Retype the opening lines of the listing below, ending with the line that contains "dashedline, minimum height=190pt]", and leave out any pictures.
** START Dataset extract **
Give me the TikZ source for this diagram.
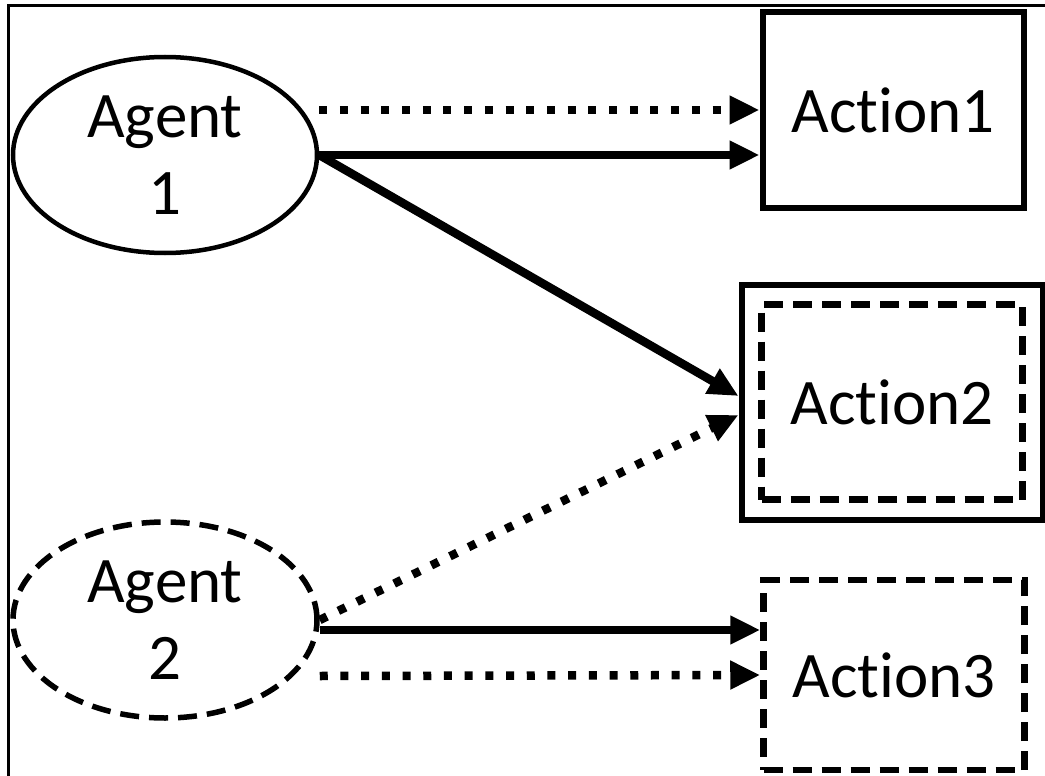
\documentclass[tikz,border=0pt]{standalone}
\usepackage{fontspec}
\setmainfont[Ligatures=NoCommon]{Carlito}
\usetikzlibrary{shapes.geometric}
\usetikzlibrary{arrows.meta}

\begin{document}
\begin{tikzpicture}[
  x=1pt, y=-1pt,
  every node/.style={font=\fontsize{65}{77}\selectfont, align=center, inner sep=0pt},
  agent/.style={ellipse, draw, line width=4.5pt, minimum width=304pt, minimum height=196pt},
  actbox/.style={rectangle, draw, line width=6pt, minimum width=261pt, minimum height=195pt},
  dashedline/.style={line width=6.5pt, dash pattern=on 19pt off 10pt},
  solidarrow/.style={->, line width=8.5pt},
  dotarrow/.style={->, line width=8.5pt, dash pattern=on 8pt off 12.7pt},
]
\tikzset{>={Triangle[length=30pt, width=27pt]}}

\useasboundingbox (0,0) rectangle (1045,776);

% Frame (cut at right and bottom)
\draw[line width=3pt] (8,776) -- (8,6) -- (1045,6);

% Nodes - agents (left)
\node[agent] (ag1) at (165,155) {Agent\\1};
\node[agent, dashedline, line width=5.5pt] (ag2) at (165,620) {Agent\\2};

% Nodes - actions (right)
\node[actbox] (act1) at (893,110) {Action1};
\node[actbox, dashedline] (act2) at (892,402) {Action2};
\node[actbox, minimum width=301pt, minimum height=235pt] (act2out) at (act2) {};
\node[actbox, dashedline, minimum height=190pt] (act3) at (894,675) {Action3};

% Edges from agent 1
\draw[dotarrow]   (ag1.east |- act1.west) -- (act1.west);
\draw[solidarrow] (ag1.east) -- (ag1.east -| act1.west);
\draw[solidarrow] (ag1.east) -- ([yshift=6pt]act2out.west);

% Edges from agent 2
\draw[dotarrow]   (ag2.east) -- ([yshift=-13pt]act2out.west);
\draw[solidarrow] ([yshift=-10pt]ag2.east) -- ([yshift=45pt]act3.west);
\draw[dotarrow]   ([yshift=-56pt]ag2.east) -- (act3.west);

\end{tikzpicture}
\end{document}
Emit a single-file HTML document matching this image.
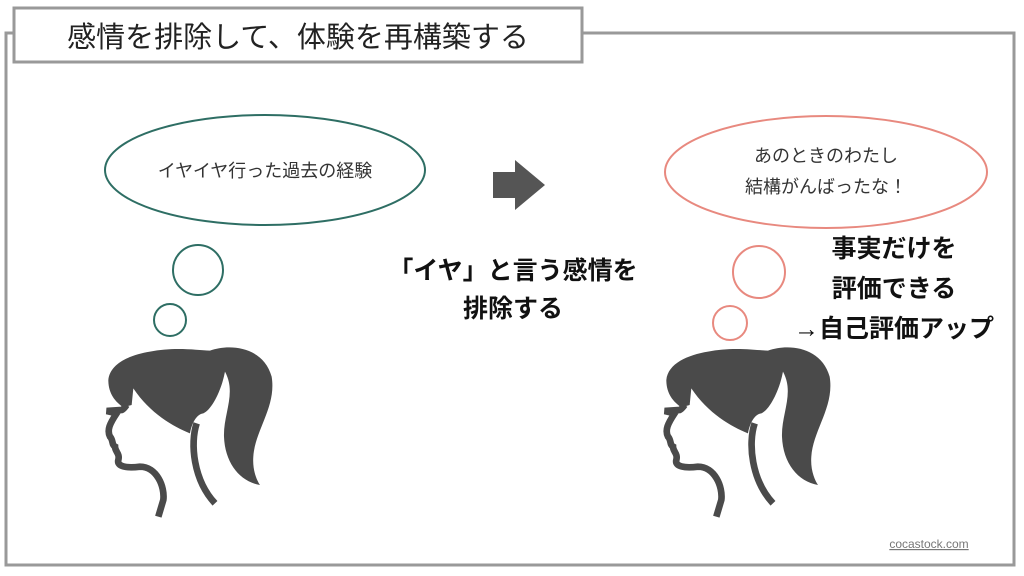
<!DOCTYPE html>
<html><head><meta charset="utf-8"><style>
html,body{margin:0;padding:0;background:#fff;}
body{width:1024px;height:576px;overflow:hidden;position:relative;}
svg{position:absolute;left:0;top:0;}
text{font-family:"Liberation Sans","Noto Sans CJK JP",sans-serif;}
</style></head><body>
<svg width="1024" height="576" viewBox="0 0 1024 576">
<rect x="6" y="33" width="1008" height="532" fill="none" stroke="#999" stroke-width="3"/>
<rect x="14" y="8" width="568" height="54" fill="#fff" stroke="#999" stroke-width="3"/>
<text x="298" y="47" font-size="29" text-anchor="middle" fill="#222">感情を排除して、体験を再構築する</text>

<ellipse cx="265" cy="170" rx="160" ry="55" fill="none" stroke="#2e6e64" stroke-width="2"/>
<text x="265" y="177" font-size="18" text-anchor="middle" fill="#333">イヤイヤ行った過去の経験</text>
<circle cx="198" cy="270" r="25" fill="none" stroke="#2e6e64" stroke-width="2"/>
<circle cx="170" cy="320" r="16" fill="none" stroke="#2e6e64" stroke-width="2"/>

<ellipse cx="826" cy="172" rx="161" ry="56" fill="none" stroke="#e8897f" stroke-width="2"/>
<text x="826" y="162" font-size="18" text-anchor="middle" fill="#333">あのときのわたし</text>
<text x="826" y="193" font-size="18" text-anchor="middle" fill="#333">結構がんばったな！</text>
<circle cx="759" cy="272" r="26" fill="none" stroke="#e8897f" stroke-width="2"/>
<circle cx="730" cy="323" r="17" fill="none" stroke="#e8897f" stroke-width="2"/>

<path d="M493,172 H515 V160 L545,185 L515,210 V198 H493 Z" fill="#555"/>

<g font-size="25" font-weight="bold" fill="#111" text-anchor="middle">
<text x="513" y="279">「イヤ」と言う感情を</text>
<text x="513" y="317">排除する</text>
<text x="894" y="257">事実だけを</text>
<text x="894" y="297">評価できる</text>
<text x="894" y="337">→自己評価アップ</text>
</g>

<g id="head" transform="translate(90,330) scale(0.3333)">
<path d="M55,150 C60,100 120,75 180,65 C250,50 320,60 360,62 C420,40 520,50 545,140 C560,230 495,300 490,380 C487,420 500,450 510,465 C450,455 405,400 402,320 C400,250 440,190 405,125 C395,180 365,240 340,250 C320,252 305,280 300,310 C250,290 180,250 130,175 L125,225 L100,232 C75,215 55,190 55,150 Z" fill="#4a4a4a"/>
<path d="M110,225 C105,232 100,238 95,240 L50,243 L80,250 C60,280 50,300 60,320 C70,330 65,345 75,350 C75,365 90,370 85,390 C80,410 110,415 150,410 C200,410 225,470 220,510 L205,560" fill="none" stroke="#4a4a4a" stroke-width="20"/>
<path d="M320,280 C300,340 310,450 375,520" fill="none" stroke="#4a4a4a" stroke-width="20"/>
</g>
<use href="#head" transform="translate(558,0)"/>

<text x="929" y="548" font-size="12" text-anchor="middle" fill="#777" text-decoration="underline">cocastock.com</text>
</svg>
</body></html>
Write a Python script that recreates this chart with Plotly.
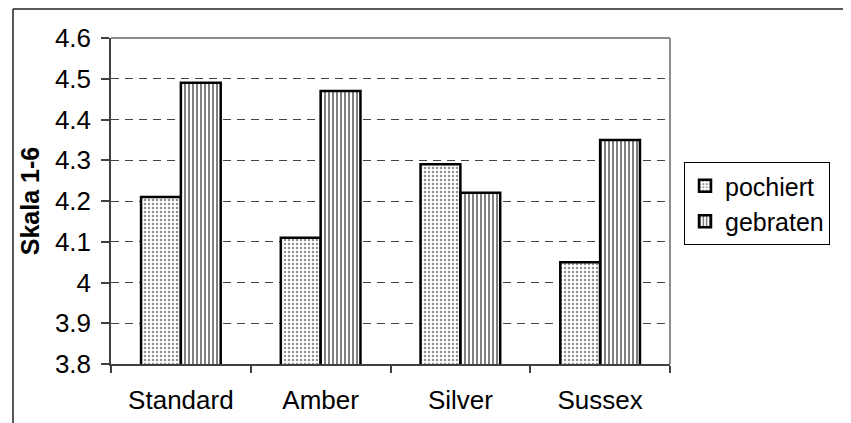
import plotly.graph_objects as go

categories = ["Standard", "Amber", "Silver", "Sussex"]
pochiert = [4.21, 4.11, 4.29, 4.05]
gebraten = [4.49, 4.47, 4.22, 4.35]
y_ticks = [3.8, 3.9, 4.0, 4.1, 4.2, 4.3, 4.4, 4.5, 4.6]
y_ticktext = ["3.8", "3.9", "4", "4.1", "4.2", "4.3", "4.4", "4.5", "4.6"]

FONT = "Liberation Sans, Arial, sans-serif"

fig = go.Figure()
fig.add_trace(go.Bar(
    name="pochiert", x=categories, y=pochiert,
    marker=dict(color="white", line=dict(color="black", width=2.5),
                pattern=dict(shape=".", size=4, solidity=0.3,
                             fgcolor="#222222", bgcolor="white")),
))
fig.add_trace(go.Bar(
    name="gebraten", x=categories, y=gebraten,
    marker=dict(color="white", line=dict(color="black", width=2.5),
                pattern=dict(shape="|", size=4, solidity=0.5,
                             fgcolor="black", bgcolor="white")),
))

# page has an 8px body margin; coordinates below are in page pixels
OFF = 8
W, H = 851 - OFF, 423 - OFF
L, R, T, B = 111 - OFF, 670 - OFF, 38 - OFF, 364 - OFF
pw, ph = R - L, B - T

def px(xpage):
    return (xpage - OFF - L) / pw

def py(ypage):
    return (B - (ypage - OFF)) / ph

fig.update_layout(
    width=W, height=H,
    margin=dict(l=L, r=W - R, t=T, b=H - B, pad=0, autoexpand=False),
    paper_bgcolor="white", plot_bgcolor="white",
    font=dict(family=FONT, size=26, color="black"),
    barmode="group", bargap=0.43, bargroupgap=0,
    showlegend=True,
    legend=dict(
        x=px(684), y=py(162), xanchor="left", yanchor="top",
        bordercolor="black", borderwidth=1, bgcolor="white",
        font=dict(family=FONT, size=25, color="black"),
        itemwidth=30, tracegroupgap=0,
    ),
    xaxis=dict(
        type="category", categoryorder="array", categoryarray=categories,
        automargin=False,
        showline=True, linecolor="#404040", linewidth=1.5,
        ticks="outside", ticklen=7, tickcolor="#404040", tickwidth=1.5,
        tickson="boundaries", showgrid=False,
        ticklabelstandoff=12,
        tickfont=dict(family=FONT, size=26, color="black"),
    ),
    yaxis=dict(
        range=[3.8, 4.6], tickmode="array", tickvals=y_ticks, ticktext=y_ticktext,
        automargin=False,
        showline=True, linecolor="#404040", linewidth=1.5,
        ticks="outside", ticklen=8, tickcolor="#404040", tickwidth=1.5,
        ticklabelstandoff=5,
        showgrid=True, gridcolor="#444444", gridwidth=1, griddash="8px,6px",
        zeroline=False,
        tickfont=dict(family=FONT, size=26, color="black"),
        title=dict(text="<b>Skala 1-6</b>", standoff=8,
                   font=dict(family=FONT, size=25, color="black")),
    ),
    shapes=[
        # top and right border of the plot area (gray)
        dict(type="line", xref="paper", yref="paper", x0=0, x1=1, y0=1, y1=1,
             line=dict(color="#8c8c8c", width=2)),
        dict(type="line", xref="paper", yref="paper", x0=1, x1=1, y0=0, y1=1,
             line=dict(color="#8c8c8c", width=2)),
        # outer chart frame (cut off at right and bottom)
        dict(type="line", xref="paper", yref="paper", x0=px(13), x1=px(880),
             y0=py(9), y1=py(9), line=dict(color="#222222", width=1.5)),
        dict(type="line", xref="paper", yref="paper", x0=px(13), x1=px(13),
             y0=py(9), y1=py(450), line=dict(color="#222222", width=1.5)),
    ],
)

fig.write_html("out.html")
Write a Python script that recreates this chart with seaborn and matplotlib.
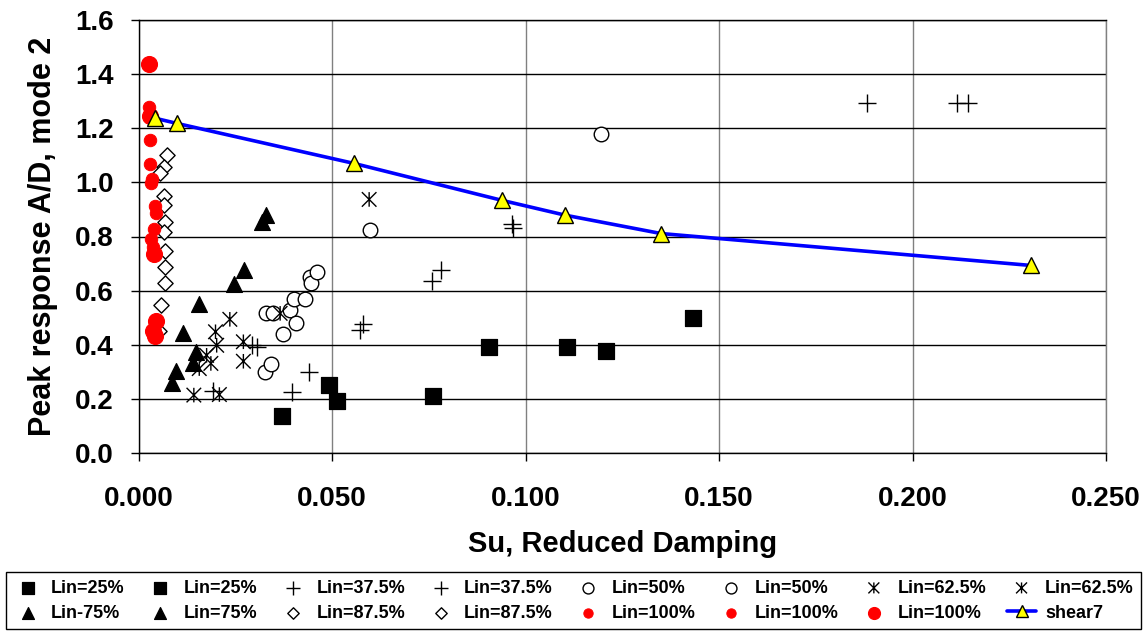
** END Dataset extract **
### [Task answer]
Give me the TikZ source for this diagram.
\documentclass[tikz,border=0pt]{standalone}
\usepackage{fontspec}
\setmainfont[Ligatures=NoCommon]{Carlito}
\usetikzlibrary{shapes.geometric}
\usetikzlibrary{arrows.meta}

\begin{document}
\begin{tikzpicture}[
  x=1pt, y=-1pt,
  every node/.style={font=\fontsize{65}{77}\selectfont, align=center, inner sep=0pt},
  agent/.style={ellipse, draw, line width=4.5pt, minimum width=304pt, minimum height=196pt},
  actbox/.style={rectangle, draw, line width=6pt, minimum width=261pt, minimum height=195pt},
  dashedline/.style={line width=6.5pt, dash pattern=on 19pt off 10pt},
  solidarrow/.style={->, line width=8.5pt},
  dotarrow/.style={->, line width=8.5pt, dash pattern=on 8pt off 12.7pt},
]
\tikzset{>={Triangle[length=30pt, width=27pt]}}

\useasboundingbox (0,0) rectangle (1045,776);

% Frame (cut at right and bottom)
\draw[line width=3pt] (8,776) -- (8,6) -- (1045,6);

% Nodes - agents (left)
\node[agent] (ag1) at (165,155) {Agent\\1};
\node[agent, dashedline, line width=5.5pt] (ag2) at (165,620) {Agent\\2};

% Nodes - actions (right)
\node[actbox] (act1) at (893,110) {Action1};
\node[actbox, dashedline] (act2) at (892,402) {Action2};
\node[actbox, minimum width=301pt, minimum height=235pt] (act2out) at (act2) {};
\node[actbox, dashedline, minimum height=190pt] (act3) at (894,675) {Action3};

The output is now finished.